Reproduce the material word for word; the images stay out.
--- START DATA BLOCK ---
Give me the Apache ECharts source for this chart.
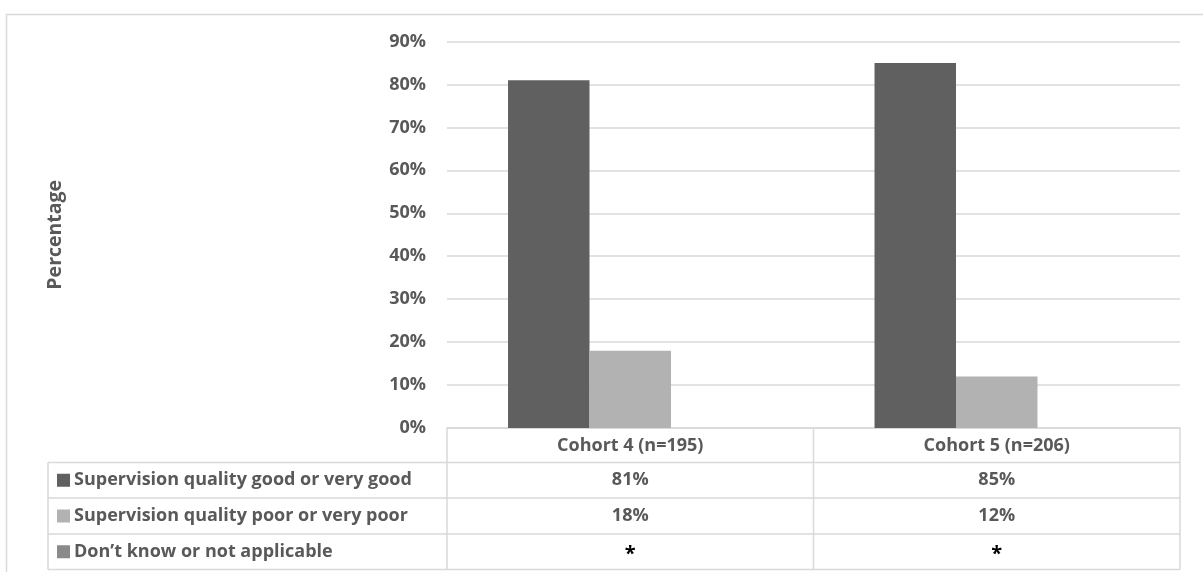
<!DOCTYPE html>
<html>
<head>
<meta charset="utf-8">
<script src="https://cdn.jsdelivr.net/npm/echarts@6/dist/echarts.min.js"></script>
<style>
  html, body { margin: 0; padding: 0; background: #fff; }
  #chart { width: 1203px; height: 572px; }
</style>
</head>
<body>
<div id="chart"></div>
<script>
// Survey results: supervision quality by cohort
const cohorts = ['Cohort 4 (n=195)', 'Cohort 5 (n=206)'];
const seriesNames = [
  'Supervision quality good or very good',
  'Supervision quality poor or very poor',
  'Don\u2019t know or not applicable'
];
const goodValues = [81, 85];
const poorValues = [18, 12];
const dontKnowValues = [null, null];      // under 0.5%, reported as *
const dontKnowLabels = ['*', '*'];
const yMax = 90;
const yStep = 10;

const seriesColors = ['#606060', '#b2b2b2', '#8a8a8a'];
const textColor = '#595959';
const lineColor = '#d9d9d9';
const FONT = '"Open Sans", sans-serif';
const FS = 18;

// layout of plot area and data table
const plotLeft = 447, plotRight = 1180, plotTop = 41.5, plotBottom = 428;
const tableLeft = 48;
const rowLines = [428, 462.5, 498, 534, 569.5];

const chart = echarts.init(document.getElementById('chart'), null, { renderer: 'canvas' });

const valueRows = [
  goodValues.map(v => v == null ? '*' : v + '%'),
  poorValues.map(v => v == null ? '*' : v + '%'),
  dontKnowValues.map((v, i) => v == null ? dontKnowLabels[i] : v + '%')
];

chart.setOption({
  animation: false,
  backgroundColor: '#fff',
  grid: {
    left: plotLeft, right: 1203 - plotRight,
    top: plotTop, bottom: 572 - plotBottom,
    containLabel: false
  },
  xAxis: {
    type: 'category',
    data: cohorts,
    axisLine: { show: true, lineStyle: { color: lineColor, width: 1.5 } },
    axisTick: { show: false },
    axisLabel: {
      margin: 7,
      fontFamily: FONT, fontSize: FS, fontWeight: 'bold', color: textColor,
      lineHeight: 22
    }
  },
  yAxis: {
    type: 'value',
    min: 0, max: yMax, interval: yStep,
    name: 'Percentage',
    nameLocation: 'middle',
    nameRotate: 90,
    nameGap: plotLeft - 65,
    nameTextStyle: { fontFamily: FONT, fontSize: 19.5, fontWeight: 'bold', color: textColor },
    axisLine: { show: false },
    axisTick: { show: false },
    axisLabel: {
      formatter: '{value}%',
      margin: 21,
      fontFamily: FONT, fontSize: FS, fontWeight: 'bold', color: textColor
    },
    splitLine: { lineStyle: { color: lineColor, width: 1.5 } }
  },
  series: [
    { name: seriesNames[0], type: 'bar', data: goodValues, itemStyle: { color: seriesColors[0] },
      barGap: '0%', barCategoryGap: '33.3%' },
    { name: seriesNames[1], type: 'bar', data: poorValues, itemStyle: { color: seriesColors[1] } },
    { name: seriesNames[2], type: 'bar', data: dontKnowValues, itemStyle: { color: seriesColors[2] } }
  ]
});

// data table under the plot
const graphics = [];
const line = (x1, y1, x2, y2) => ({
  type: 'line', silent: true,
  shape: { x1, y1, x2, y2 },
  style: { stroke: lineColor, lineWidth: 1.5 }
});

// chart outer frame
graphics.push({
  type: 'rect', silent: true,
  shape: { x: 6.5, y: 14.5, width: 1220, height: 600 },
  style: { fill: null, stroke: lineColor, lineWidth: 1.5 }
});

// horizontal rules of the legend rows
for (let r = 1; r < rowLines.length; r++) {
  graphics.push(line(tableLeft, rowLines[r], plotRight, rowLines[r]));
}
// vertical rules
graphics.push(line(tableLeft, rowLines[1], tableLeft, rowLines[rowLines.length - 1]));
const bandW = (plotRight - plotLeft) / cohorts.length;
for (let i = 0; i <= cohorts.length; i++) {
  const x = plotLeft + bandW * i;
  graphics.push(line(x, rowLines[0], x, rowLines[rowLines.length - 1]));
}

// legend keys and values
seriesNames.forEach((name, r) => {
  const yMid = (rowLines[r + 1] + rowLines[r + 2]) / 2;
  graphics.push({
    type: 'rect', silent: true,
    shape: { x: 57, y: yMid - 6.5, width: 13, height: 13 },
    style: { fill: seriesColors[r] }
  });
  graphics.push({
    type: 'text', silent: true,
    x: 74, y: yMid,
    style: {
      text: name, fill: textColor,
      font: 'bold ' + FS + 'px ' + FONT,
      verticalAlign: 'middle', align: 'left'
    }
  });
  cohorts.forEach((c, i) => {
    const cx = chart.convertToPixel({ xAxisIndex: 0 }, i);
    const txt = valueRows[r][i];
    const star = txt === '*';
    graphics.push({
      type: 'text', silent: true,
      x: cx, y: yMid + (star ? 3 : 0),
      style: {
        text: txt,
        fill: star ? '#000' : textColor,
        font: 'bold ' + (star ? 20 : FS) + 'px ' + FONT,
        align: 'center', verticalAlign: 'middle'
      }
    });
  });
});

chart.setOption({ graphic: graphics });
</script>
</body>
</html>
--- END DATA BLOCK ---
● **TASK SOLUTION**:
Give me the Apache ECharts source for this chart.
<!DOCTYPE html>
<html>
<head>
<meta charset="utf-8">
<script src="https://cdn.jsdelivr.net/npm/echarts@6/dist/echarts.min.js"></script>
<style>
  html, body { margin: 0; padding: 0; background: #fff; }
  #chart { width: 1203px; height: 572px; }
</style>
</head>
<body>
<div id="chart"></div>
<script>
// Survey results: supervision quality by cohort
const cohorts = ['Cohort 4 (n=195)', 'Cohort 5 (n=206)'];
const seriesNames = [
  'Supervision quality good or very good',
  'Supervision quality poor or very poor',
  'Don\u2019t know or not applicable'
];
const goodValues = [81, 85];
const poorValues = [18, 12];
const dontKnowValues = [null, null];      // under 0.5%, reported as *
const dontKnowLabels = ['*', '*'];
const yMax = 90;
const yStep = 10;

const seriesColors = ['#606060', '#b2b2b2', '#8a8a8a'];
const textColor = '#595959';
const lineColor = '#d9d9d9';
const FONT = '"Open Sans", sans-serif';
const FS = 18;

// layout of plot area and data table
const plotLeft = 447, plotRight = 1180, plotTop = 41.5, plotBottom = 428;
const tableLeft = 48;
const rowLines = [428, 462.5, 498, 534, 569.5];

const chart = echarts.init(document.getElementById('chart'), null, { renderer: 'canvas' });

const valueRows = [
  goodValues.map(v => v == null ? '*' : v + '%'),
  poorValues.map(v => v == null ? '*' : v + '%'),
  dontKnowValues.map((v, i) => v == null ? dontKnowLabels[i] : v + '%')
];

chart.setOption({
  animation: false,
  backgroundColor: '#fff',
  grid: {
    left: plotLeft, right: 1203 - plotRight,
    top: plotTop, bottom: 572 - plotBottom,
    containLabel: false
  },
  xAxis: {
    type: 'category',
    data: cohorts,
    axisLine: { show: true, lineStyle: { color: lineColor, width: 1.5 } },
    axisTick: { show: false },
    axisLabel: {
      margin: 7,
      fontFamily: FONT, fontSize: FS, fontWeight: 'bold', color: textColor,
      lineHeight: 22
    }
  },
  yAxis: {
    type: 'value',
    min: 0, max: yMax, interval: yStep,
    name: 'Percentage',
    nameLocation: 'middle',
    nameRotate: 90,
    nameGap: plotLeft - 65,
    nameTextStyle: { fontFamily: FONT, fontSize: 19.5, fontWeight: 'bold', color: textColor },
    axisLine: { show: false },
    axisTick: { show: false },
    axisLabel: {
      formatter: '{value}%',
      margin: 21,
      fontFamily: FONT, fontSize: FS, fontWeight: 'bold', color: textColor
    },
    splitLine: { lineStyle: { color: lineColor, width: 1.5 } }
  },
  series: [
    { name: seriesNames[0], type: 'bar', data: goodValues, itemStyle: { color: seriesColors[0] },
      barGap: '0%', barCategoryGap: '33.3%' },
    { name: seriesNames[1], type: 'bar', data: poorValues, itemStyle: { color: seriesColors[1] } },
    { name: seriesNames[2], type: 'bar', data: dontKnowValues, itemStyle: { color: seriesColors[2] } }
  ]
});

// data table under the plot
const graphics = [];
const line = (x1, y1, x2, y2) => ({
  type: 'line', silent: true,
  shape: { x1, y1, x2, y2 },
  style: { stroke: lineColor, lineWidth: 1.5 }
});

// chart outer frame
graphics.push({
  type: 'rect', silent: true,
  shape: { x: 6.5, y: 14.5, width: 1220, height: 600 },
  style: { fill: null, stroke: lineColor, lineWidth: 1.5 }
});

// horizontal rules of the legend rows
for (let r = 1; r < rowLines.length; r++) {
  graphics.push(line(tableLeft, rowLines[r], plotRight, rowLines[r]));
}
// vertical rules
graphics.push(line(tableLeft, rowLines[1], tableLeft, rowLines[rowLines.length - 1]));
const bandW = (plotRight - plotLeft) / cohorts.length;
for (let i = 0; i <= cohorts.length; i++) {
  const x = plotLeft + bandW * i;
  graphics.push(line(x, rowLines[0], x, rowLines[rowLines.length - 1]));
}

// legend keys and values
seriesNames.forEach((name, r) => {
  const yMid = (rowLines[r + 1] + rowLines[r + 2]) / 2;
  graphics.push({
    type: 'rect', silent: true,
    shape: { x: 57, y: yMid - 6.5, width: 13, height: 13 },
    style: { fill: seriesColors[r] }
  });
  graphics.push({
    type: 'text', silent: true,
    x: 74, y: yMid,
    style: {
      text: name, fill: textColor,
      font: 'bold ' + FS + 'px ' + FONT,
      verticalAlign: 'middle', align: 'left'
    }
  });
  cohorts.forEach((c, i) => {
    const cx = chart.convertToPixel({ xAxisIndex: 0 }, i);
    const txt = valueRows[r][i];
    const star = txt === '*';
    graphics.push({
      type: 'text', silent: true,
      x: cx, y: yMid + (star ? 3 : 0),
      style: {
        text: txt,
        fill: star ? '#000' : textColor,
        font: 'bold ' + (star ? 20 : FS) + 'px ' + FONT,
        align: 'center', verticalAlign: 'middle'
      }
    });
  });
});

chart.setOption({ graphic: graphics });
</script>
</body>
</html>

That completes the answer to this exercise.